We desperately need your financial help to re-house her. Pleae contribute and contact us. Sue@theabodetrust.com
Supporting people with sensory impairments
Since 2007 we have been taking second hand glasses to people in remote villages in Sri Lanka. Many there have poor eye sight and are unable to read newsprint or food labels and to have the sharp focus that spectacles bring is something so easy to arrange yet makes such a difference to the quality of people’s lives.

Friends, colleagues, families and local church groups have donated glases they no longer use and so far we must have distributed hundreds to local people. In August 2009 we gave out sixty pairs to those we met on our travels and to Buddhist monks for sharing with local communities. In April 2010 alone we distributed over 150 pairs of glasses. So if you have any glasses you don’t use any more, please send them to us.
We have also started to supply second hand digital hearing aids to those in remote communities. This photo shows the old fashioned type of hearing aid most people have to cope with – I last saw one of these being used in the UK by my great grandfather when I was a child. We have now fixed this man up with digital aids, thanks to you people who have donated in the UK.
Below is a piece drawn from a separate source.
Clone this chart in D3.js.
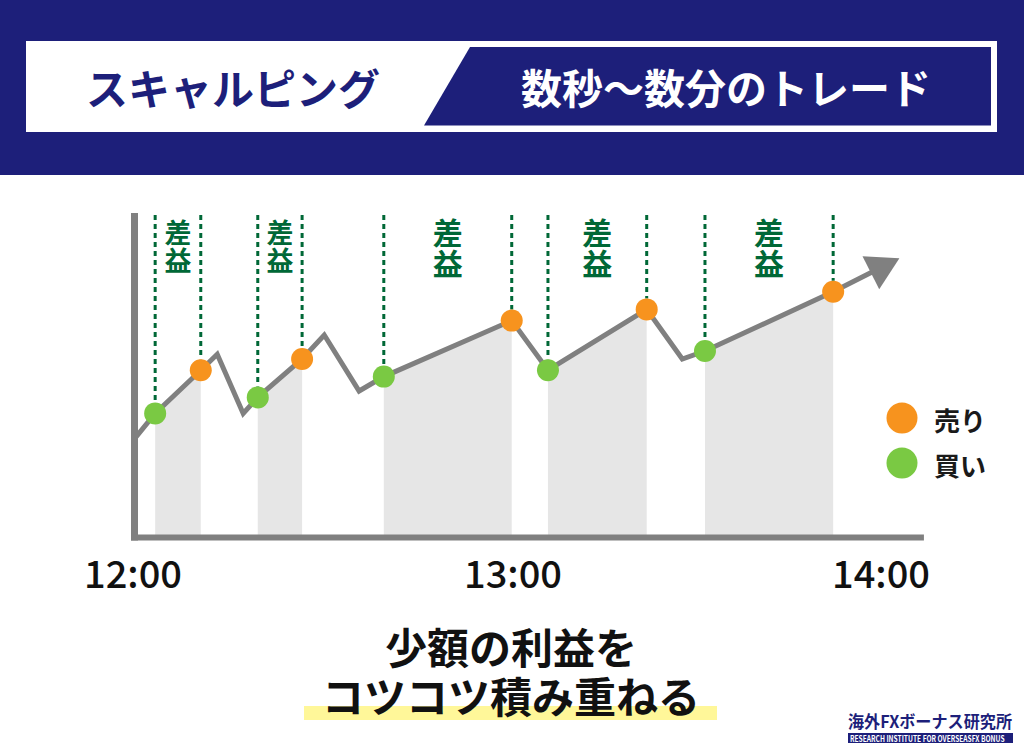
<!DOCTYPE html>
<html><head><meta charset="utf-8">
<script src="https://cdn.jsdelivr.net/npm/d3@7"></script>
<style>body{margin:0;background:#fff}svg{display:block}text{font-family:"Noto Sans CJK JP","Noto Sans",sans-serif}</style>
</head><body><svg id="c" width="1024" height="755"></svg>
<script>
// ---- data ----
const headerLeft = "スキャルピング";
const headerRight = "数秒〜数分のトレード";
const times  = [0, 3.5, 10.7, 13.3, 17.4, 19.7, 26.7, 30.2, 35.7, 39.6, 59.8, 65.7, 81.8, 87.6, 91.3, 112.2, 123];
const prices = [29.5, 38, 51.5, 56.5, 38, 43, 55, 62.5, 45, 49.5, 67, 51.5, 70.5, 55, 57.5, 76, 86.5];
const buyIdx  = [1, 5, 9, 11, 14];
const sellIdx = [2, 6, 10, 12, 15];
const tickTimes  = [0, 60, 120];
const tickLabels = ["12:00", "13:00", "14:00"];
const gainLabel = "差益";
const legendLabels = ["売り", "買い"];
const captionLines = ["少額の利益を", "コツコツ積み重ねる"];
const logoText = "海外FXボーナス研究所";
const logoSub = "RESEARCH INSTITUTE FOR OVERSEASFX BONUS";

// ---- style ----
const NAVY = "#1d1f7a", GRAY = "#808080", ORANGE = "#f7931e", GREEN = "#7ac943", DKGREEN = "#006837", FILL = "#e6e6e6";

const svg = d3.select("#c");

// header
svg.append("rect").attr("x",0).attr("y",0).attr("width",1024).attr("height",175).attr("fill",NAVY);
svg.append("rect").attr("x",26).attr("y",41).attr("width",971).attr("height",91).attr("fill","#fff");
svg.append("path").attr("d","M424,125.5 L470,47 L991,47 L991,125.5 Z").attr("fill",NAVY);
svg.append("text").attr("x",233).attr("y",86).attr("text-anchor","middle").attr("dominant-baseline","central")
  .attr("font-size",42).attr("font-weight",700).attr("fill",NAVY).text(headerLeft);
svg.append("text").attr("x",726).attr("y",86).attr("text-anchor","middle").attr("dominant-baseline","central")
  .attr("font-size",41).attr("font-weight",700).attr("fill","#fff").text(headerRight);

// scales
const x = d3.scaleLinear().domain([0, 60, 120]).range([133, 513, 881]);
const y = d3.scaleLinear().domain([0, 100]).range([535, 215]);
const axisEndTime = 127;
const pts = times.map((t, i) => [x(t), y(prices[i])]);

// shaded gain areas
const area = d3.area().x(d => d[0]).y0(y(0)).y1(d => d[1]);
buyIdx.forEach((b, k) => {
  const s = sellIdx[k];
  svg.append("path").attr("d", area(pts.slice(b, s + 1))).attr("fill", FILL);
});

// dotted vertical lines
const R = 11;
buyIdx.concat(sellIdx).forEach(i => {
  svg.append("line").attr("x1", pts[i][0]).attr("x2", pts[i][0])
    .attr("y1", y(100)).attr("y2", pts[i][1] - R)
    .attr("stroke", DKGREEN).attr("stroke-width", 3).attr("stroke-dasharray", "5,4");
});

// gain labels (vertical text)
buyIdx.forEach((b, k) => {
  const s = sellIdx[k];
  const cx = (pts[b][0] + pts[s][0]) / 2;
  const fs = (pts[s][0] - pts[b][0]) < 60 ? 27 : 30;
  svg.append("text").attr("x", cx).attr("y", 232.5 - fs / 2)
    .style("writing-mode", "vertical-rl").attr("letter-spacing", 1)
    .attr("font-size", fs).attr("font-weight", 700).attr("fill", DKGREEN).text(gainLabel);
});

// price line + arrow
const tip = pts[pts.length - 1], prev = pts[pts.length - 2];
const dx = tip[0] - prev[0], dy = tip[1] - prev[1], L = Math.hypot(dx, dy);
const ux = dx / L, uy = dy / L;
const headLen = 32, headHalf = 18.5;
const base = [tip[0] - ux * headLen, tip[1] - uy * headLen];
const linePts = pts.slice(0, -1).concat([[base[0] + ux * 2, base[1] + uy * 2]]);
svg.append("path").attr("d", d3.line()(linePts)).attr("fill", "none")
  .attr("stroke", GRAY).attr("stroke-width", 5).attr("stroke-linejoin", "miter");
svg.append("path").attr("d", d3.line()([tip,
  [base[0] - uy * headHalf, base[1] + ux * headHalf],
  [base[0] + uy * headHalf, base[1] - ux * headHalf]]) + "Z").attr("fill", GRAY);

// axes
svg.append("line").attr("x1", x(0) + 1.5).attr("x2", x(0) + 1.5).attr("y1", y(100) - 2).attr("y2", y(0) + 5.5)
  .attr("stroke", GRAY).attr("stroke-width", 7);
svg.append("line").attr("x1", x(0) - 2).attr("x2", x(axisEndTime)).attr("y1", y(0) + 2.5).attr("y2", y(0) + 2.5)
  .attr("stroke", GRAY).attr("stroke-width", 6);

// points
buyIdx.forEach(i => svg.append("circle").attr("cx", pts[i][0]).attr("cy", pts[i][1]).attr("r", R).attr("fill", GREEN));
sellIdx.forEach(i => svg.append("circle").attr("cx", pts[i][0]).attr("cy", pts[i][1]).attr("r", R).attr("fill", ORANGE));

// tick labels
tickTimes.forEach((t, i) => {
  svg.append("text").attr("x", x(t)).attr("y", 588).attr("text-anchor", "middle")
    .attr("font-size", 38).attr("font-weight", 500).attr("fill", "#111").text(tickLabels[i]);
});

// legend
[ORANGE, GREEN].forEach((c, i) => {
  const cy = 418 + i * 45;
  svg.append("circle").attr("cx", 902).attr("cy", cy).attr("r", 15.5).attr("fill", c);
  svg.append("text").attr("x", 934).attr("y", cy + 1).attr("dominant-baseline", "central")
    .attr("font-size", 26).attr("font-weight", 700).attr("fill", "#1a1a1a").text(legendLabels[i]);
});

// caption
svg.append("rect").attr("x", 304).attr("y", 706).attr("width", 413).attr("height", 14).attr("fill", "#fff799");
const cap = svg.append("text").attr("text-anchor", "middle").attr("font-size", 42).attr("font-weight", 700).attr("fill", "#111");
captionLines.forEach((t, i) => {
  cap.append("tspan").attr("x", 511).attr("y", 664 + i * 49).text(t);
});

// logo
svg.append("text").attr("x", 848).attr("y", 727.5)
  .attr("font-size", 16.5).attr("font-weight", 700).attr("fill", NAVY)
  .attr("textLength", 164).attr("lengthAdjust", "spacingAndGlyphs").text(logoText);
svg.append("rect").attr("x", 848).attr("y", 733).attr("width", 165).attr("height", 10).attr("fill", NAVY);
svg.append("g").attr("transform", "translate(850,741.5) scale(0.78,1)")
  .append("text").attr("x", 0).attr("y", 0)
  .attr("font-size", 8.5).attr("font-weight", 700).attr("fill", "#fff").text(logoSub);
</script></body></html>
Very old hearing aids still in use in Sri Lanka
If you have any digital hearing aids you no longer use or would like to contribute towards the cost of buying some for people in Sri Lanka, please contact us.
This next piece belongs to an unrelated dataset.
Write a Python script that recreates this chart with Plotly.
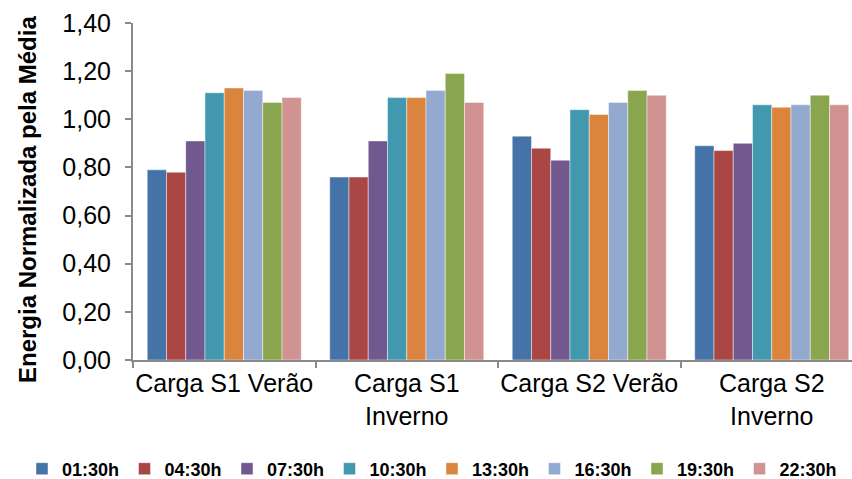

We are also supporting a number of other projects across Sri Lanka and need your help. For example:
Toilets for a school in the South East
The Monaragalu Pallowalu Maha Vidiyalayu school in Gouindupora, Siyambalandawe in the south east of the country works with 1,000 pupils aged 6 – 18 years with the help of 48 teachers. It is one of the remotest schools in the country and the children often leave home at 5am as they have to travel up to 12 kms to get there. Whilst the school does its best to offer a good education they are struggling for basic facilities and have access to only ONE toilet!
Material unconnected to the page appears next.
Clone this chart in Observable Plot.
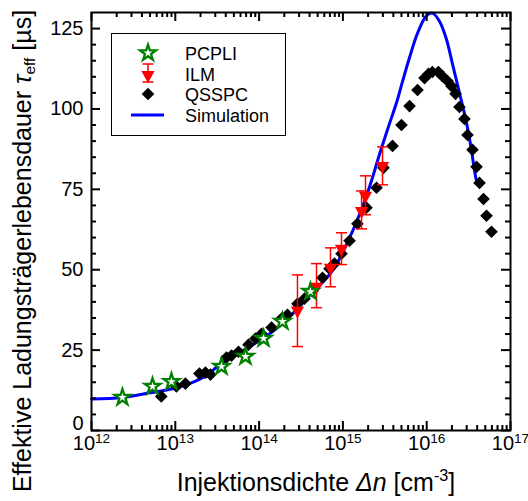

This means that 1,048 people use a single toilet in hot and humid conditions and there are no separate facilities for males and females.
See more information: appeals-schools
If you want to help, please contact us: Sue@theabodetrust.com
Paper, pens and books for a school

In September 2008, we visited a remote coastal village, Uthlmuni in Portugal Bay in the north west of Sri Lanka near to the disputed border. It involved a gut wrenching trip on a motorised fishing boat with a powerful outboard engine that sent us crashing through the waves and clinging to the sides to avoid being thrown out.
Once there we walked into an idyllic setting with a fairy cake pink Christian Church on the seashore. Tamil children rushed to greet us, their faces wide with grins, darting close enough to touch us then dashing away in mock fright. Because they had little English and our knowledge of Tamil was zero, communication was by signs and gestures but there is no doubting their glee at our arrival!
Being so remote, their school caters for 52 children of all ages with only two teachers and they struggle to manage without sufficient books, pens and materials. They teach Tamil and English as well as the basic subjects but with your help they could do so much more.
Most of the families who live in this community rely on fishing for their living and their lifestyle is basic, but clean and well organised. The parents we talked to, like parents the world over, simply want the best education they can get for their children but are very aware of the limited materials their teachers have.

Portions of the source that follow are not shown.